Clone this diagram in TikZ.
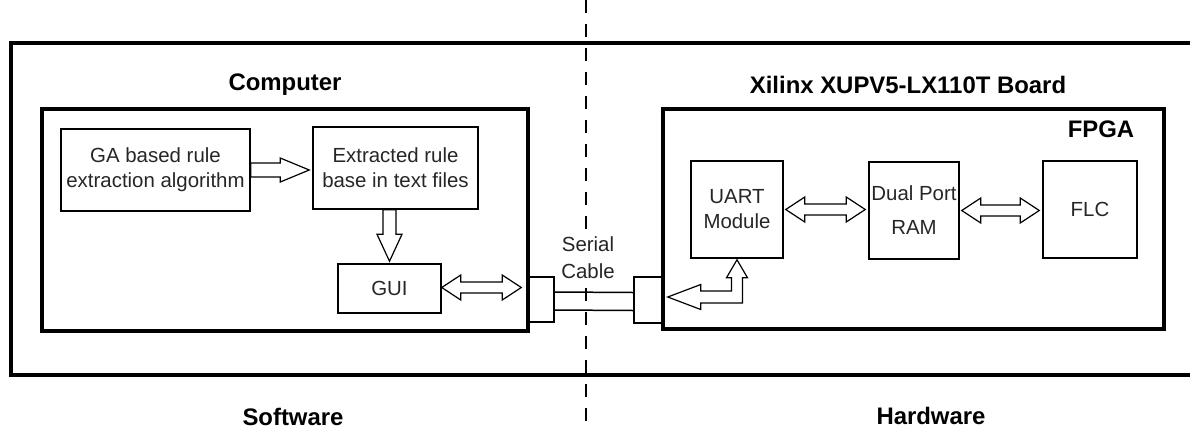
\documentclass[tikz,border=0pt]{standalone}
\usepackage{fontspec}
\setmainfont{Liberation Sans}
\usetikzlibrary{calc}

% hollow double-headed block arrow, drawn at the height of #1
\newcommand\dblarrow[2]{%
  \draw[blk] let \p1=(#1), \p2=(#2) in
    (\x1,\y1) -- (\x1+19bp,\y1+12.5bp) -- (\x1+19bp,\y1+5.5bp)
    -- (\x2-19bp,\y1+5.5bp) -- (\x2-19bp,\y1+12.5bp) -- (\x2,\y1)
    -- (\x2-19bp,\y1-12.5bp) -- (\x2-19bp,\y1-5.5bp)
    -- (\x1+19bp,\y1-5.5bp) -- (\x1+19bp,\y1-12.5bp) -- cycle;}

\begin{document}
\begin{tikzpicture}[x=1bp,y=-1bp,font=\fontsize{20.5}{25}\selectfont,
  box/.style={draw,line width=1.5bp,align=center,inner sep=0pt,text=black!85},
  frame/.style={draw,line width=4bp,inner sep=0pt},
  title/.style={font=\fontsize{24}{29}\selectfont\bfseries,anchor=base},
  blk/.style={draw,line width=1.2bp,line join=miter},
  wire/.style={line width=1.5bp}]
  \useasboundingbox (0,0) rectangle (1190,430);
  % software / hardware split
  \draw[line width=1.5bp,dash pattern=on 13bp off 11bp] (586,0) -- (586,430);
  \draw[line width=4bp] (1190,43) -- (11,43) -- (11,375) -- (1190,375);
  \node[title] (software) at (293,425) {Software};
  \node[title] (hardware) at (931,424) {Hardware};

  % computer side
  \node[frame,minimum width=486bp,minimum height=222bp] (computer) at (285,220) {};
  \node[title] (comptitle) at (285,90) {Computer};
  \node[box,minimum width=189bp,minimum height=82bp] (ga) at (155.5,170)
    {GA based rule\\extraction algorithm};
  \node[box,minimum width=165bp,minimum height=82bp] (ext) at (395.5,168)
    {Extracted rule\\base in text files};
  \node[box,minimum width=103bp,minimum height=49bp] (gui) at (389.5,288.5) {GUI};

  % board side
  \node[frame,minimum width=501bp,minimum height=220bp] (fpga) at (913.5,219) {};
  \node[title] (boardtitle) at (908,93) {Xilinx XUPV5-LX110T Board};
  \node[title] (fpgatitle) at (1101,137) {FPGA};
  \node[box,minimum width=92bp,minimum height=97bp] (uart) at (737,209.5)
    {UART\\Module};
  \node[box,minimum width=90bp,minimum height=97bp] (ram) at (914,210.5)
    {Dual Port\\[9bp]RAM};
  \node[box,minimum width=94bp,minimum height=97bp] (flc) at (1090,209.5) {FLC};

  % serial cable with its two plugs
  \node[box,minimum width=26bp,minimum height=45bp] (lcon) at (541,299.5) {};
  \node[box,minimum width=28bp,minimum height=46bp] (rcon) at (648,300) {};
  \draw[wire] ([yshift=7.5bp]lcon.east) -- ([yshift=7.5bp]rcon.west);
  \draw[wire] ([yshift=-10.5bp]lcon.east) -- ([yshift=-10.5bp]rcon.west);
  \node[align=center,text=black!85,fill=white,inner sep=1bp,
    font=\fontsize{20.5}{27}\selectfont] (serial) at (588,258) {Serial\\Cable};

  % block arrows
  \draw[blk] let \p1=(ga.east), \p2=([xshift=-3bp]ext.west) in
    (\x1,\y1+7bp) -- (\x2-29bp,\y1+7bp) -- (\x2-29bp,\y1+12bp) -- (\x2,\y1)
    -- (\x2-29bp,\y1-12bp) -- (\x2-29bp,\y1-7bp) -- (\x1,\y1-7bp) -- cycle;
  \draw[blk] let \p1=(ext.south), \p2=([yshift=2bp]gui.north) in
    (\x2-6.5bp,\y1) -- (\x2-6.5bp,\y2+27bp) -- (\x2-12.5bp,\y2+27bp) -- (\x2,\y2)
    -- (\x2+12.5bp,\y2+27bp) -- (\x2+6.5bp,\y2+27bp) -- (\x2+6.5bp,\y1) -- cycle;
  \dblarrow{[yshift=1bp]gui.east}{[xshift=-6bp]lcon.west}
  \dblarrow{[xshift=2bp]uart.east}{[xshift=-3bp]ram.west}
  \dblarrow{[xshift=2bp]ram.east}{[xshift=-3bp]flc.west}
  \draw[blk] let \p1=([shift={(5bp,3bp)}]rcon.east), \p2=(uart.south) in
    (\x1,\y1) -- (\x1+33bp,\y1+12.5bp) -- (\x1+33bp,\y1+6bp)
    -- (\x2-5.5bp,\y1+6bp) -- (\x2-5.5bp,\y2-19bp) -- (\x2-10.5bp,\y2-19bp)
    -- (\x2,\y2-1bp) -- (\x2+10.5bp,\y2-19bp) -- (\x2+5.5bp,\y2-19bp)
    -- (\x2+5.5bp,\y1-6bp) -- (\x1+33bp,\y1-6bp) -- (\x1+33bp,\y1-12.5bp) -- cycle;
\end{tikzpicture}
\end{document}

------------------------------

== What is asked ==
All of the lines above should be printed exactly, minus the pictures.

== Output of the exercise ==
Clone this diagram in TikZ.
\documentclass[tikz,border=0pt]{standalone}
\usepackage{fontspec}
\setmainfont{Liberation Sans}
\usetikzlibrary{calc}

% hollow double-headed block arrow, drawn at the height of #1
\newcommand\dblarrow[2]{%
  \draw[blk] let \p1=(#1), \p2=(#2) in
    (\x1,\y1) -- (\x1+19bp,\y1+12.5bp) -- (\x1+19bp,\y1+5.5bp)
    -- (\x2-19bp,\y1+5.5bp) -- (\x2-19bp,\y1+12.5bp) -- (\x2,\y1)
    -- (\x2-19bp,\y1-12.5bp) -- (\x2-19bp,\y1-5.5bp)
    -- (\x1+19bp,\y1-5.5bp) -- (\x1+19bp,\y1-12.5bp) -- cycle;}

\begin{document}
\begin{tikzpicture}[x=1bp,y=-1bp,font=\fontsize{20.5}{25}\selectfont,
  box/.style={draw,line width=1.5bp,align=center,inner sep=0pt,text=black!85},
  frame/.style={draw,line width=4bp,inner sep=0pt},
  title/.style={font=\fontsize{24}{29}\selectfont\bfseries,anchor=base},
  blk/.style={draw,line width=1.2bp,line join=miter},
  wire/.style={line width=1.5bp}]
  \useasboundingbox (0,0) rectangle (1190,430);
  % software / hardware split
  \draw[line width=1.5bp,dash pattern=on 13bp off 11bp] (586,0) -- (586,430);
  \draw[line width=4bp] (1190,43) -- (11,43) -- (11,375) -- (1190,375);
  \node[title] (software) at (293,425) {Software};
  \node[title] (hardware) at (931,424) {Hardware};

  % computer side
  \node[frame,minimum width=486bp,minimum height=222bp] (computer) at (285,220) {};
  \node[title] (comptitle) at (285,90) {Computer};
  \node[box,minimum width=189bp,minimum height=82bp] (ga) at (155.5,170)
    {GA based rule\\extraction algorithm};
  \node[box,minimum width=165bp,minimum height=82bp] (ext) at (395.5,168)
    {Extracted rule\\base in text files};
  \node[box,minimum width=103bp,minimum height=49bp] (gui) at (389.5,288.5) {GUI};

  % board side
  \node[frame,minimum width=501bp,minimum height=220bp] (fpga) at (913.5,219) {};
  \node[title] (boardtitle) at (908,93) {Xilinx XUPV5-LX110T Board};
  \node[title] (fpgatitle) at (1101,137) {FPGA};
  \node[box,minimum width=92bp,minimum height=97bp] (uart) at (737,209.5)
    {UART\\Module};
  \node[box,minimum width=90bp,minimum height=97bp] (ram) at (914,210.5)
    {Dual Port\\[9bp]RAM};
  \node[box,minimum width=94bp,minimum height=97bp] (flc) at (1090,209.5) {FLC};

  % serial cable with its two plugs
  \node[box,minimum width=26bp,minimum height=45bp] (lcon) at (541,299.5) {};
  \node[box,minimum width=28bp,minimum height=46bp] (rcon) at (648,300) {};
  \draw[wire] ([yshift=7.5bp]lcon.east) -- ([yshift=7.5bp]rcon.west);
  \draw[wire] ([yshift=-10.5bp]lcon.east) -- ([yshift=-10.5bp]rcon.west);
  \node[align=center,text=black!85,fill=white,inner sep=1bp,
    font=\fontsize{20.5}{27}\selectfont] (serial) at (588,258) {Serial\\Cable};

  % block arrows
  \draw[blk] let \p1=(ga.east), \p2=([xshift=-3bp]ext.west) in
    (\x1,\y1+7bp) -- (\x2-29bp,\y1+7bp) -- (\x2-29bp,\y1+12bp) -- (\x2,\y1)
    -- (\x2-29bp,\y1-12bp) -- (\x2-29bp,\y1-7bp) -- (\x1,\y1-7bp) -- cycle;
  \draw[blk] let \p1=(ext.south), \p2=([yshift=2bp]gui.north) in
    (\x2-6.5bp,\y1) -- (\x2-6.5bp,\y2+27bp) -- (\x2-12.5bp,\y2+27bp) -- (\x2,\y2)
    -- (\x2+12.5bp,\y2+27bp) -- (\x2+6.5bp,\y2+27bp) -- (\x2+6.5bp,\y1) -- cycle;
  \dblarrow{[yshift=1bp]gui.east}{[xshift=-6bp]lcon.west}
  \dblarrow{[xshift=2bp]uart.east}{[xshift=-3bp]ram.west}
  \dblarrow{[xshift=2bp]ram.east}{[xshift=-3bp]flc.west}
  \draw[blk] let \p1=([shift={(5bp,3bp)}]rcon.east), \p2=(uart.south) in
    (\x1,\y1) -- (\x1+33bp,\y1+12.5bp) -- (\x1+33bp,\y1+6bp)
    -- (\x2-5.5bp,\y1+6bp) -- (\x2-5.5bp,\y2-19bp) -- (\x2-10.5bp,\y2-19bp)
    -- (\x2,\y2-1bp) -- (\x2+10.5bp,\y2-19bp) -- (\x2+5.5bp,\y2-19bp)
    -- (\x2+5.5bp,\y1-6bp) -- (\x1+33bp,\y1-6bp) -- (\x1+33bp,\y1-12.5bp) -- cycle;
\end{tikzpicture}
\end{document}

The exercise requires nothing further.